TASK TO COMPLETE:
Each record below should be output verbatim, without pictures.

[begin MATERIAL PROVIDED]

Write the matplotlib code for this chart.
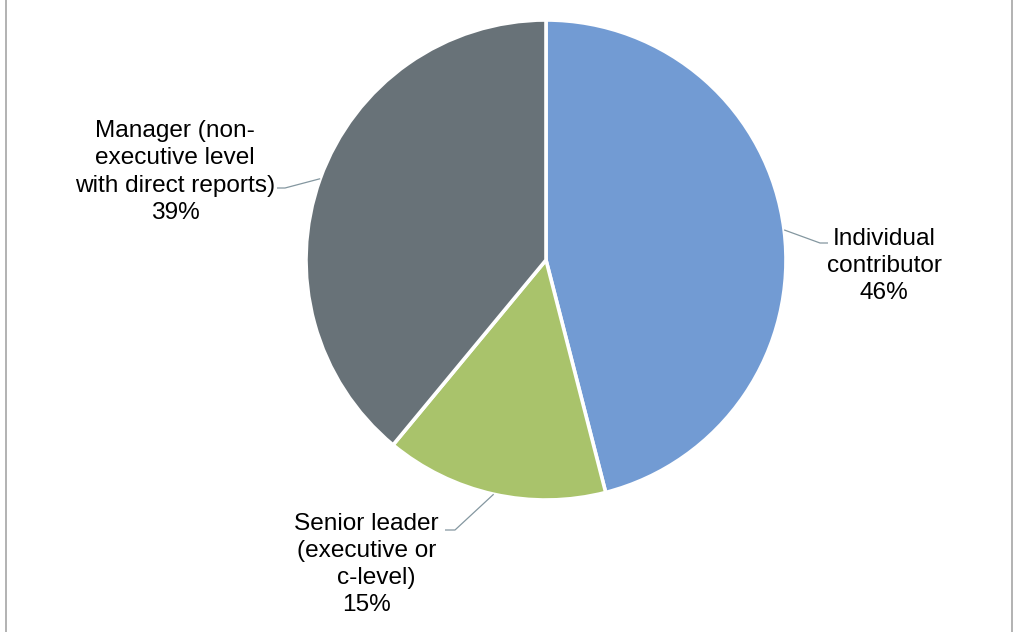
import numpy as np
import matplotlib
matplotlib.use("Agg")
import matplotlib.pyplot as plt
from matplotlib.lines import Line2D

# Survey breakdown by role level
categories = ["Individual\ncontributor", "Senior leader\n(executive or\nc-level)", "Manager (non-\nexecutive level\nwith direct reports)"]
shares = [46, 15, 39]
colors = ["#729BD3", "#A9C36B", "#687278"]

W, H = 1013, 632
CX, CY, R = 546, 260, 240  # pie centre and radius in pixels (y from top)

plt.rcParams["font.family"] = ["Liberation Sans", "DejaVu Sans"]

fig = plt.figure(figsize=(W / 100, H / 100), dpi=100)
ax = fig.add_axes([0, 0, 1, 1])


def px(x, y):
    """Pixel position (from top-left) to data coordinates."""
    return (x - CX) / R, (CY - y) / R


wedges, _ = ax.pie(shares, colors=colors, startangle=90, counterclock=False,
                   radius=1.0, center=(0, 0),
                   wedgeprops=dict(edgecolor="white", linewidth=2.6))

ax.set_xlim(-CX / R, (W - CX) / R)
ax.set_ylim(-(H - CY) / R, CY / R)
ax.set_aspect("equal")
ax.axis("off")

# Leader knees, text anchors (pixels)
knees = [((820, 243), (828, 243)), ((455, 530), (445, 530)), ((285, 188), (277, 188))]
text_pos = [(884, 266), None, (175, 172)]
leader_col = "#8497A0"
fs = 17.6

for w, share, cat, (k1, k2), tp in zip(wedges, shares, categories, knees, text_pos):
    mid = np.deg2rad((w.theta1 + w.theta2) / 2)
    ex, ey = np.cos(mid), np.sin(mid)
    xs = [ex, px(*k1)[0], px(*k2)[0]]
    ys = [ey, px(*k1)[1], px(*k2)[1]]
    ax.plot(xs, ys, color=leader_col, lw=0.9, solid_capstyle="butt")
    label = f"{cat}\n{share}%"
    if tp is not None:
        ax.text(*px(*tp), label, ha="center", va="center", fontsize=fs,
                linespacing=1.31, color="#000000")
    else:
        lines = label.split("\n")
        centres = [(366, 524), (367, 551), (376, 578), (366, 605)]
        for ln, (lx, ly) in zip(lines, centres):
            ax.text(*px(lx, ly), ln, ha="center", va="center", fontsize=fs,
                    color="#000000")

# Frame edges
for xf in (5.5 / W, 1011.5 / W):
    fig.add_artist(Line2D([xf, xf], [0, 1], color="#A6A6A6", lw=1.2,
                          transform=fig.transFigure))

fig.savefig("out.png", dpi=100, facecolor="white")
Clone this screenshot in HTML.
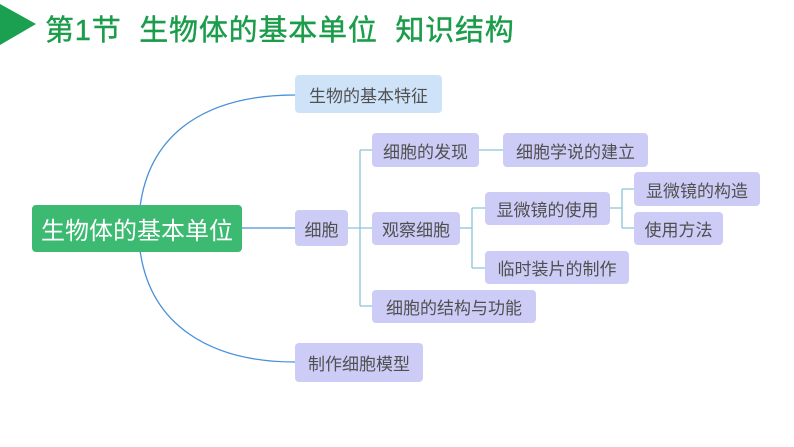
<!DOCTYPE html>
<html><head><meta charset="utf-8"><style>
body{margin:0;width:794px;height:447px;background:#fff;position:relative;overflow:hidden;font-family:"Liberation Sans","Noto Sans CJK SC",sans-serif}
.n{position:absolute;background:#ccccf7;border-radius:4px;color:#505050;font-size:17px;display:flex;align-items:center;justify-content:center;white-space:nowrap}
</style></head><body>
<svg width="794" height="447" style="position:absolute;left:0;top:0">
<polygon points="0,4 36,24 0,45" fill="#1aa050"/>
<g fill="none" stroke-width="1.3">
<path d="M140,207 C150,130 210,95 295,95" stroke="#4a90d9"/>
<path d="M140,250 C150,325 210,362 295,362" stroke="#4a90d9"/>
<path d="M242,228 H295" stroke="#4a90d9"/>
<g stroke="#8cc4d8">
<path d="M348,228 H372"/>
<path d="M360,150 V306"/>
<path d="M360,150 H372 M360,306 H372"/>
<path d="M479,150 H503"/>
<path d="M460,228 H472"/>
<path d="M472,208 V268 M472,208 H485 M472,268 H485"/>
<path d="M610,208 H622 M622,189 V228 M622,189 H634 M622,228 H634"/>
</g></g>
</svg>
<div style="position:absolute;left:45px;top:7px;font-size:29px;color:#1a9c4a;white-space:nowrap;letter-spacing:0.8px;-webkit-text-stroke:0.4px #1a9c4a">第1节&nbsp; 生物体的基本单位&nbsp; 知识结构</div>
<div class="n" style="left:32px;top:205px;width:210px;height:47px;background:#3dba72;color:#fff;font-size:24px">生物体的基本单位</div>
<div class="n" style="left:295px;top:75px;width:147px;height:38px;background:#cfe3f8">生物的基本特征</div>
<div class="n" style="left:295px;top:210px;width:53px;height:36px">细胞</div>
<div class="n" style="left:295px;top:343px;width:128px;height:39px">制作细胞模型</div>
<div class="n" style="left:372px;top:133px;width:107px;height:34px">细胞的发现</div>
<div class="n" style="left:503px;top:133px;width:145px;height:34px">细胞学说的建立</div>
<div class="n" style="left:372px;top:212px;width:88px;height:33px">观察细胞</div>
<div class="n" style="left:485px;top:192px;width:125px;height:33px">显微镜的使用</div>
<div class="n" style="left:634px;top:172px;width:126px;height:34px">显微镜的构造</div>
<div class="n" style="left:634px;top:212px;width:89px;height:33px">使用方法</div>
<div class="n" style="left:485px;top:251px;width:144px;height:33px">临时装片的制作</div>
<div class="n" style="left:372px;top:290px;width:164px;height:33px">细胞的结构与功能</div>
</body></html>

[end MATERIAL PROVIDED]

WORKED ANSWER:
Write the matplotlib code for this chart.
import numpy as np
import matplotlib
matplotlib.use("Agg")
import matplotlib.pyplot as plt
from matplotlib.lines import Line2D

# Survey breakdown by role level
categories = ["Individual\ncontributor", "Senior leader\n(executive or\nc-level)", "Manager (non-\nexecutive level\nwith direct reports)"]
shares = [46, 15, 39]
colors = ["#729BD3", "#A9C36B", "#687278"]

W, H = 1013, 632
CX, CY, R = 546, 260, 240  # pie centre and radius in pixels (y from top)

plt.rcParams["font.family"] = ["Liberation Sans", "DejaVu Sans"]

fig = plt.figure(figsize=(W / 100, H / 100), dpi=100)
ax = fig.add_axes([0, 0, 1, 1])


def px(x, y):
    """Pixel position (from top-left) to data coordinates."""
    return (x - CX) / R, (CY - y) / R


wedges, _ = ax.pie(shares, colors=colors, startangle=90, counterclock=False,
                   radius=1.0, center=(0, 0),
                   wedgeprops=dict(edgecolor="white", linewidth=2.6))

ax.set_xlim(-CX / R, (W - CX) / R)
ax.set_ylim(-(H - CY) / R, CY / R)
ax.set_aspect("equal")
ax.axis("off")

# Leader knees, text anchors (pixels)
knees = [((820, 243), (828, 243)), ((455, 530), (445, 530)), ((285, 188), (277, 188))]
text_pos = [(884, 266), None, (175, 172)]
leader_col = "#8497A0"
fs = 17.6

for w, share, cat, (k1, k2), tp in zip(wedges, shares, categories, knees, text_pos):
    mid = np.deg2rad((w.theta1 + w.theta2) / 2)
    ex, ey = np.cos(mid), np.sin(mid)
    xs = [ex, px(*k1)[0], px(*k2)[0]]
    ys = [ey, px(*k1)[1], px(*k2)[1]]
    ax.plot(xs, ys, color=leader_col, lw=0.9, solid_capstyle="butt")
    label = f"{cat}\n{share}%"
    if tp is not None:
        ax.text(*px(*tp), label, ha="center", va="center", fontsize=fs,
                linespacing=1.31, color="#000000")
    else:
        lines = label.split("\n")
        centres = [(366, 524), (367, 551), (376, 578), (366, 605)]
        for ln, (lx, ly) in zip(lines, centres):
            ax.text(*px(lx, ly), ln, ha="center", va="center", fontsize=fs,
                    color="#000000")

# Frame edges
for xf in (5.5 / W, 1011.5 / W):
    fig.add_artist(Line2D([xf, xf], [0, 1], color="#A6A6A6", lw=1.2,
                          transform=fig.transFigure))

fig.savefig("out.png", dpi=100, facecolor="white")
Clone this screenshot in HTML.
<!DOCTYPE html>
<html><head><meta charset="utf-8"><style>
body{margin:0;width:794px;height:447px;background:#fff;position:relative;overflow:hidden;font-family:"Liberation Sans","Noto Sans CJK SC",sans-serif}
.n{position:absolute;background:#ccccf7;border-radius:4px;color:#505050;font-size:17px;display:flex;align-items:center;justify-content:center;white-space:nowrap}
</style></head><body>
<svg width="794" height="447" style="position:absolute;left:0;top:0">
<polygon points="0,4 36,24 0,45" fill="#1aa050"/>
<g fill="none" stroke-width="1.3">
<path d="M140,207 C150,130 210,95 295,95" stroke="#4a90d9"/>
<path d="M140,250 C150,325 210,362 295,362" stroke="#4a90d9"/>
<path d="M242,228 H295" stroke="#4a90d9"/>
<g stroke="#8cc4d8">
<path d="M348,228 H372"/>
<path d="M360,150 V306"/>
<path d="M360,150 H372 M360,306 H372"/>
<path d="M479,150 H503"/>
<path d="M460,228 H472"/>
<path d="M472,208 V268 M472,208 H485 M472,268 H485"/>
<path d="M610,208 H622 M622,189 V228 M622,189 H634 M622,228 H634"/>
</g></g>
</svg>
<div style="position:absolute;left:45px;top:7px;font-size:29px;color:#1a9c4a;white-space:nowrap;letter-spacing:0.8px;-webkit-text-stroke:0.4px #1a9c4a">第1节&nbsp; 生物体的基本单位&nbsp; 知识结构</div>
<div class="n" style="left:32px;top:205px;width:210px;height:47px;background:#3dba72;color:#fff;font-size:24px">生物体的基本单位</div>
<div class="n" style="left:295px;top:75px;width:147px;height:38px;background:#cfe3f8">生物的基本特征</div>
<div class="n" style="left:295px;top:210px;width:53px;height:36px">细胞</div>
<div class="n" style="left:295px;top:343px;width:128px;height:39px">制作细胞模型</div>
<div class="n" style="left:372px;top:133px;width:107px;height:34px">细胞的发现</div>
<div class="n" style="left:503px;top:133px;width:145px;height:34px">细胞学说的建立</div>
<div class="n" style="left:372px;top:212px;width:88px;height:33px">观察细胞</div>
<div class="n" style="left:485px;top:192px;width:125px;height:33px">显微镜的使用</div>
<div class="n" style="left:634px;top:172px;width:126px;height:34px">显微镜的构造</div>
<div class="n" style="left:634px;top:212px;width:89px;height:33px">使用方法</div>
<div class="n" style="left:485px;top:251px;width:144px;height:33px">临时装片的制作</div>
<div class="n" style="left:372px;top:290px;width:164px;height:33px">细胞的结构与功能</div>
</body></html>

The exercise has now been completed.